#### GIVEN PROBLEM:
Transcribe the full listing exactly, and drop every picture.

#### DATA:

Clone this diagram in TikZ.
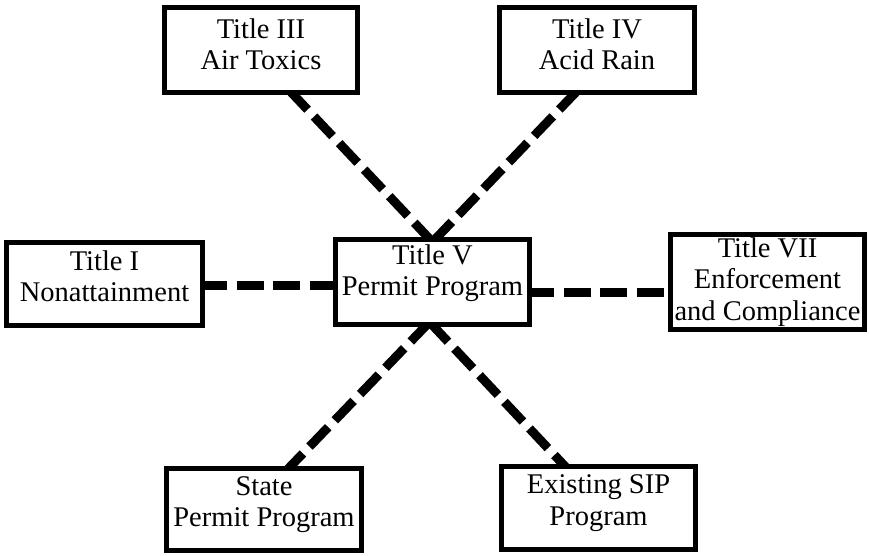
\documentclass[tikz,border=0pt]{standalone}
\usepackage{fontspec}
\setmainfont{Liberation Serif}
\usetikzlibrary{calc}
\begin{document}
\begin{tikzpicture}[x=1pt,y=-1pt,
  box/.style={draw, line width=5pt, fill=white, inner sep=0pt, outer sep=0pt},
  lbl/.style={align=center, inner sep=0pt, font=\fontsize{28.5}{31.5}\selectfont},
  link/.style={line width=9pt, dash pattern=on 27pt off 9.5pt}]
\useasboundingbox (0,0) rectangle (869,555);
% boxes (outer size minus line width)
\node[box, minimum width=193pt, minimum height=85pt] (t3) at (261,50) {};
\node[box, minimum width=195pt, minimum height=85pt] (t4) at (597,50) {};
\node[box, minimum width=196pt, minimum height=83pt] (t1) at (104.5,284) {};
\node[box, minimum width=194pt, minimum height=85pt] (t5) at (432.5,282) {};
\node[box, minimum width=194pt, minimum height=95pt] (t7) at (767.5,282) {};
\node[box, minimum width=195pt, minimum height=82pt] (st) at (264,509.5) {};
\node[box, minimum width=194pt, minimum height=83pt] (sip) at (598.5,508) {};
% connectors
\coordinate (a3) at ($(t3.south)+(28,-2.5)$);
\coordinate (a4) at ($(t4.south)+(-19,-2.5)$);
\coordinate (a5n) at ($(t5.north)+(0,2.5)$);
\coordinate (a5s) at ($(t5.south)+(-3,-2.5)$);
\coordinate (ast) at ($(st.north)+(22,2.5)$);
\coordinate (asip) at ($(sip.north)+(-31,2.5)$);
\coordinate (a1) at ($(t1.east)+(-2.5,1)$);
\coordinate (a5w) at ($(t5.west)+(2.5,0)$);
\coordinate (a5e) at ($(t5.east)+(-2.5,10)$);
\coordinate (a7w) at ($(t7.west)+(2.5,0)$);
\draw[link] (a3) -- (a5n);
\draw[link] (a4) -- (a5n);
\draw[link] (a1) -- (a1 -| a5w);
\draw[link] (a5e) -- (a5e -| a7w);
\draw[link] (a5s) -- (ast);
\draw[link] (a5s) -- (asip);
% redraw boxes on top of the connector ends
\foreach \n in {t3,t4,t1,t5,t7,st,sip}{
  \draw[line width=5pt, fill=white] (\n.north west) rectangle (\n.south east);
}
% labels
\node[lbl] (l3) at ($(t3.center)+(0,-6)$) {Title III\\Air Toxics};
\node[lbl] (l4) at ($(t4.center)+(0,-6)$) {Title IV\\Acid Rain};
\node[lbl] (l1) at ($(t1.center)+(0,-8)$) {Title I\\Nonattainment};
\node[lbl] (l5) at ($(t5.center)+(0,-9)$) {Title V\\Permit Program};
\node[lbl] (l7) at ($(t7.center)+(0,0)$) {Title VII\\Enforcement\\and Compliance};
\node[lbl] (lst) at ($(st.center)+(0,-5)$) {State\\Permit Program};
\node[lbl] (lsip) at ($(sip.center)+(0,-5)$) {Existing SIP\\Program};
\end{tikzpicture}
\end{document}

#### EXERCISE SOLUTION:
Clone this diagram in TikZ.
\documentclass[tikz,border=0pt]{standalone}
\usepackage{fontspec}
\setmainfont{Liberation Serif}
\usetikzlibrary{calc}
\begin{document}
\begin{tikzpicture}[x=1pt,y=-1pt,
  box/.style={draw, line width=5pt, fill=white, inner sep=0pt, outer sep=0pt},
  lbl/.style={align=center, inner sep=0pt, font=\fontsize{28.5}{31.5}\selectfont},
  link/.style={line width=9pt, dash pattern=on 27pt off 9.5pt}]
\useasboundingbox (0,0) rectangle (869,555);
% boxes (outer size minus line width)
\node[box, minimum width=193pt, minimum height=85pt] (t3) at (261,50) {};
\node[box, minimum width=195pt, minimum height=85pt] (t4) at (597,50) {};
\node[box, minimum width=196pt, minimum height=83pt] (t1) at (104.5,284) {};
\node[box, minimum width=194pt, minimum height=85pt] (t5) at (432.5,282) {};
\node[box, minimum width=194pt, minimum height=95pt] (t7) at (767.5,282) {};
\node[box, minimum width=195pt, minimum height=82pt] (st) at (264,509.5) {};
\node[box, minimum width=194pt, minimum height=83pt] (sip) at (598.5,508) {};
% connectors
\coordinate (a3) at ($(t3.south)+(28,-2.5)$);
\coordinate (a4) at ($(t4.south)+(-19,-2.5)$);
\coordinate (a5n) at ($(t5.north)+(0,2.5)$);
\coordinate (a5s) at ($(t5.south)+(-3,-2.5)$);
\coordinate (ast) at ($(st.north)+(22,2.5)$);
\coordinate (asip) at ($(sip.north)+(-31,2.5)$);
\coordinate (a1) at ($(t1.east)+(-2.5,1)$);
\coordinate (a5w) at ($(t5.west)+(2.5,0)$);
\coordinate (a5e) at ($(t5.east)+(-2.5,10)$);
\coordinate (a7w) at ($(t7.west)+(2.5,0)$);
\draw[link] (a3) -- (a5n);
\draw[link] (a4) -- (a5n);
\draw[link] (a1) -- (a1 -| a5w);
\draw[link] (a5e) -- (a5e -| a7w);
\draw[link] (a5s) -- (ast);
\draw[link] (a5s) -- (asip);
% redraw boxes on top of the connector ends
\foreach \n in {t3,t4,t1,t5,t7,st,sip}{
  \draw[line width=5pt, fill=white] (\n.north west) rectangle (\n.south east);
}
% labels
\node[lbl] (l3) at ($(t3.center)+(0,-6)$) {Title III\\Air Toxics};
\node[lbl] (l4) at ($(t4.center)+(0,-6)$) {Title IV\\Acid Rain};
\node[lbl] (l1) at ($(t1.center)+(0,-8)$) {Title I\\Nonattainment};
\node[lbl] (l5) at ($(t5.center)+(0,-9)$) {Title V\\Permit Program};
\node[lbl] (l7) at ($(t7.center)+(0,0)$) {Title VII\\Enforcement\\and Compliance};
\node[lbl] (lst) at ($(st.center)+(0,-5)$) {State\\Permit Program};
\node[lbl] (lsip) at ($(sip.center)+(0,-5)$) {Existing SIP\\Program};
\end{tikzpicture}
\end{document}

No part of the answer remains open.